Примерно десять лет спустя после эпизода с «Держись, народ!» у меня появилась возможность рассмотреть низвергнутого с трибуны горлодера с более близкого расстояния: лицо в возрастной гречке, сарматский шлем седых волос, крупный, в старческих свищах, нос, покрытый багровыми капиллярными рисунками, надменные тонкие губы, золотая коронка, обильные, баварского производства, пальцы. Примечательно: если абстрактный «Проханов» воплощает все то, к чему я привык относиться скептически, то конкретный «Александр Андреевич Проханов» необычайно аттрактивен. Выслушав мой отчет о сорванной благодаря ему попытке сходить в кино, Проханов объявил его фальшивкой. Ни в какой Музей кино, заверил меня он, 1 октября 1993 года я ходить не мог: в течение десяти последних дней Белый дом был оцеплен, на «Баррикадной» омоновцы сначала сбрасывали людей прямо по эскалатору — и те летели вниз, разбивая по дороге фонари, а потом гонялись за демонстрантами вдоль платформы, так что даже если бы мне удалось прорваться вверх, то меня затоптал бы бутсами клин цепных псов Ю. М. Лужкова. Но как насчет звука, который, сейчас понятно, исходил от омоновцев, грохотавших дубинами в стеклянные щиты? А бабка с рассыпавшимися беляшами? Я вспоминаю все это очень отчетливо. «В конце концов, — заметил однажды эксперт по такого рода вопросам Питер Акройд, — общая цель биографии — создать произведение искусства, которое было бы столь же убедительным, как роман, оставаясь столь же материальным и реалистичным, как история. Есть только одно различие: в романе от вас требуется говорить правду, тогда как в биографии вам позволено — а иной раз без этого вообще никуда — кое-что выдумать».
Глава 1
Зимой 1990-го по приглашению своего друга, генерала КГБ Поляничко, Проханов, сколотив из «патриотически настроенных» писателей летучий отряд, десантировался в Баку — где только что прокатилась волна армянских погромов, в ответ на резню азербайджанцев в Нагорном Карабахе. Одурманенные кровью, ориентальной экзотикой и коньячными спиртами литераторы набрели на рынок — где, среди прочих этнографических курьезов, приметили «русских женщин, торговавших плодами». Выглядели те экстравагантно даже по восточным меркам — долгополые юбки-сарафаны, на головах кики. Легко включив свое природное обаяние и вступив с ними в контакт — «Ну а что, девушки, издалека приехали?», — Проханов выяснил, что они — из деревни Русские Борисы. «Мы молокане», — объяснили женщины. Это слово застало Проханова врасплох: «все родовые вещи тогда были заблокированы, меня занимали только военно-политические процессы». Между тем молокане имели к нему самое непосредственное отношение — и ничего удивительного, что тотчас же после встречи на рынке он отправляется в штаб с просьбой выдать ему и компании сочинителей вертолет, чтобы слетать в русскую деревню. Их визит в этот чудом сохранившийся парк юрского периода начался переполохом — жители, увидев физиономии писателей, здраво рассудили, что к ним опять явились погромщики, и в ужасе разбежались. Когда недоразумение разъяснилось, пришельцы получили возможность совершить вылазку в заповедный мир: их водили по домам, угощали молоканской лапшой, муссом «химмельшпайзе» — и за те полтора часа, что они провели здесь, многое в памяти Проханова «разблокировалось».
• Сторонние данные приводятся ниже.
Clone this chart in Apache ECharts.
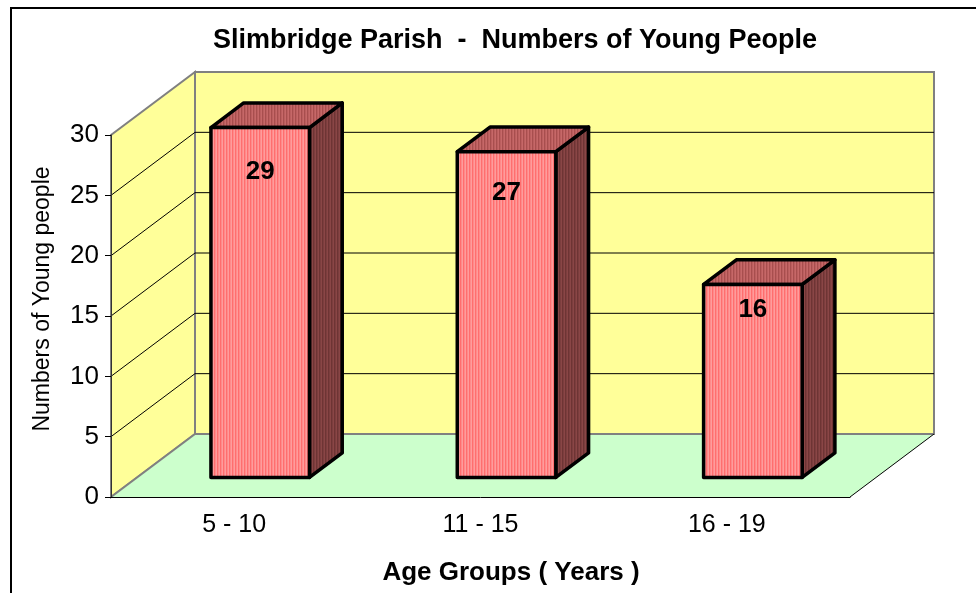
<!DOCTYPE html>
<html>
<head>
<meta charset="utf-8">
<script src="https://cdn.jsdelivr.net/npm/echarts@6/dist/echarts.min.js"></script>
<style>
  html, body { margin: 0; padding: 0; background: #fff; }
  #chart { width: 976px; height: 593px; }
</style>
</head>
<body>
<div id="chart"></div>
<script>
// data
const categories = ['5 - 10', '11 - 15', '16 - 19'];
const counts = [29, 27, 16];
const yTicks = [0, 5, 10, 15, 20, 25, 30];

// 3d look: how far the back wall sits from the front plane (px)
const DX = 84, DY = -63;
// bar depth, as fraction of the floor depth
const D0 = 0.31, D1 = 0.70;

// small striped patterns like the old excel fill
function stripes(cols) {
  const c = document.createElement('canvas');
  c.width = cols.length; c.height = 4;
  const ctx = c.getContext('2d');
  cols.forEach((col, i) => { ctx.fillStyle = col; ctx.fillRect(i, 0, 1, 4); });
  return { image: c, repeat: 'repeat' };
}
const frontFill = stripes(['#ff9c9c', '#ff6e6e', '#ff8a8a']);
const topFill = stripes(['#c66868', '#a84e4e', '#bb5e5e']);
const sideFill = stripes(['#8a4646', '#6e3434', '#7c3e3e']);

const FONT = '"Liberation Sans", Arial, sans-serif';

var myChart = echarts.init(document.getElementById('chart'));

function renderWalls(params, api) {
  const cs = params.coordSys;
  const x = cs.x, w = cs.width;
  const yF = (v) => api.coord([0, v])[1];
  const y0 = yF(0), yTop = yF(yTicks[yTicks.length - 1]);
  const children = [];
  // back wall
  children.push({
    type: 'rect',
    shape: { x: x + DX, y: yTop + DY, width: w, height: y0 - yTop },
    style: { fill: '#ffff99', stroke: '#808080', lineWidth: 2 }
  });
  // side wall
  children.push({
    type: 'polygon',
    shape: { points: [[x, y0], [x, yTop], [x + DX, yTop + DY], [x + DX, y0 + DY]] },
    style: { fill: '#ffff99', stroke: '#808080', lineWidth: 2 }
  });
  // floor
  children.push({
    type: 'polygon',
    shape: { points: [[x, y0], [x + DX, y0 + DY], [x + w + DX, y0 + DY], [x + w, y0]] },
    style: { fill: '#ccffcc', stroke: null }
  });
  children.push({
    type: 'line',
    shape: { x1: x, y1: y0, x2: x + DX, y2: y0 + DY },
    style: { stroke: '#808080', lineWidth: 2 }
  });
  children.push({
    type: 'line',
    shape: { x1: x + DX, y1: y0 + DY, x2: x + w + DX, y2: y0 + DY },
    style: { stroke: '#808080', lineWidth: 2 }
  });
  children.push({
    type: 'line',
    shape: { x1: x + w + DX, y1: y0 + DY, x2: x + w, y2: y0 },
    style: { stroke: '#000', lineWidth: 1 }
  });
  // grid lines on side + back wall
  yTicks.slice(1, -1).forEach((v) => {
    const yy = yF(v);
    children.push({
      type: 'polyline',
      shape: { points: [[x, yy], [x + DX, yy + DY], [x + w + DX, yy + DY]] },
      style: { stroke: '#000', lineWidth: 1, fill: null }
    });
  });
  return { type: 'group', children: children };
}

function renderBar(params, api) {
  const cat = api.value(0), v = api.value(1);
  const base = api.coord([cat, 0]);
  const top = api.coord([cat, v]);
  const bw = api.size([1, 0])[0] * 0.4;
  const x0 = base[0] - bw / 2 + DX * D0;
  const yb = base[1] + DY * D0;
  const yt = top[1] + DY * D0;
  const ddx = DX * (D1 - D0), ddy = DY * (D1 - D0);
  const line = { stroke: '#000', lineWidth: 3.5, lineJoin: 'round' };
  return {
    type: 'group',
    children: [
      {
        type: 'polygon',
        shape: { points: [[x0 + bw, yt], [x0 + bw + ddx, yt + ddy], [x0 + bw + ddx, yb + ddy], [x0 + bw, yb]] },
        style: Object.assign({ fill: sideFill }, line)
      },
      {
        type: 'polygon',
        shape: { points: [[x0, yt], [x0 + bw, yt], [x0 + bw + ddx, yt + ddy], [x0 + ddx, yt + ddy]] },
        style: Object.assign({ fill: topFill }, line)
      },
      {
        type: 'rect',
        shape: { x: x0, y: yt, width: bw, height: yb - yt },
        style: Object.assign({ fill: frontFill }, line)
      },
      {
        // excel puts the value label at ~88% of the bar height
        type: 'text',
        style: {
          text: String(v), x: x0 + bw / 2, y: yb - 0.88 * (yb - yt) + 2,
          align: 'center', verticalAlign: 'middle',
          font: 'bold 26px ' + FONT, fill: '#000'
        }
      }
    ]
  };
}

var option = {
  animation: false,
  textStyle: { fontFamily: FONT },
  title: {
    text: 'Slimbridge Parish  -  Numbers of Young People',
    left: 510, top: 22, textAlign: 'center',
    textStyle: { fontSize: 27, fontWeight: 'bold', color: '#000' }
  },
  grid: { left: 111, right: 126, top: 135, bottom: 96 },
  xAxis: {
    type: 'category',
    data: categories,
    z: 5,
    axisLine: { lineStyle: { color: '#000', width: 1 } },
    axisTick: { length: 7, lineStyle: { color: '#000' } },
    axisLabel: { fontSize: 25, color: '#000', margin: 16 },
    splitLine: { show: false }
  },
  yAxis: {
    type: 'value',
    min: 0, max: 30, interval: 5,
    z: 5,
    axisLine: { show: true, lineStyle: { color: '#333', width: 1 } },
    axisTick: { show: true, length: 6, lineStyle: { color: '#000' } },
    axisLabel: { fontSize: 26, color: '#000', margin: 12 },
    splitLine: { show: false }
  },
  graphic: [
    {
      type: 'rect', z: 100,
      shape: { x: 11, y: 8, width: 1100, height: 1100 },
      style: { fill: null, stroke: '#000', lineWidth: 2 }
    },
    {
      type: 'text', x: 43, y: 299, rotation: Math.PI / 2,
      style: {
        text: 'Numbers of Young people', align: 'center', verticalAlign: 'middle',
        font: '23px ' + FONT, fill: '#000'
      }
    },
    {
      type: 'text', x: 511, y: 573,
      style: {
        text: 'Age Groups ( Years )', align: 'center', verticalAlign: 'middle',
        font: 'bold 26px ' + FONT, fill: '#000'
      }
    }
  ],
  series: [
    {
      type: 'custom', z: 1, silent: true,
      data: [[0, 0]],
      renderItem: renderWalls
    },
    {
      type: 'custom', z: 3,
      data: counts.map((v, i) => [i, v]),
      encode: { x: 0, y: 1 },
      renderItem: renderBar
    }
  ]
};

myChart.setOption(option);
</script>
</body>
</html>
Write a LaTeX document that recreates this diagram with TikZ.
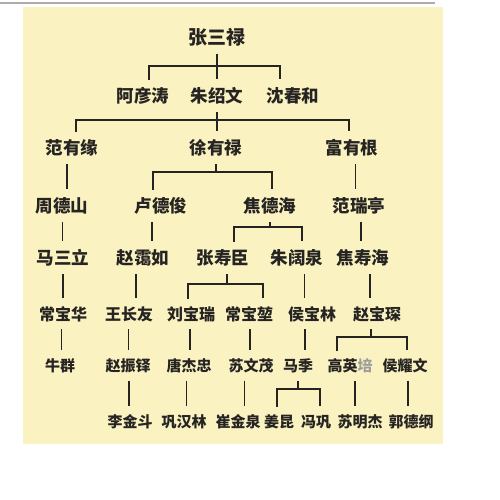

Тема рода любопытна в том смысле, что, исследуя ее, можно понять генезис некоторых, по-видимому, передающихся по наследству особенностей характера нашего героя. «Глубинную родственную связь» между потомками и предками можно воспринимать как всего лишь фигуральную, но, кажется, это было бы умалением ее значимости. Проханов, являющий нам эталон человека, испытывающего чувство единства со своим этносом, безусловно, не мог обзавестись этим инстинктом в его случае основным — сам по себе, он именно что передавался из поколения в поколение, как инфекция.
Составление прохановского генеалогического древа — задача любопытная, но каверзная. В силу религиозных — сектантских — особенностей родового уклада материнские и отцовские корни переплелись задолго до знакомства родителей Проханова. На переплетении разных ветвей вырастали странные орхидеи.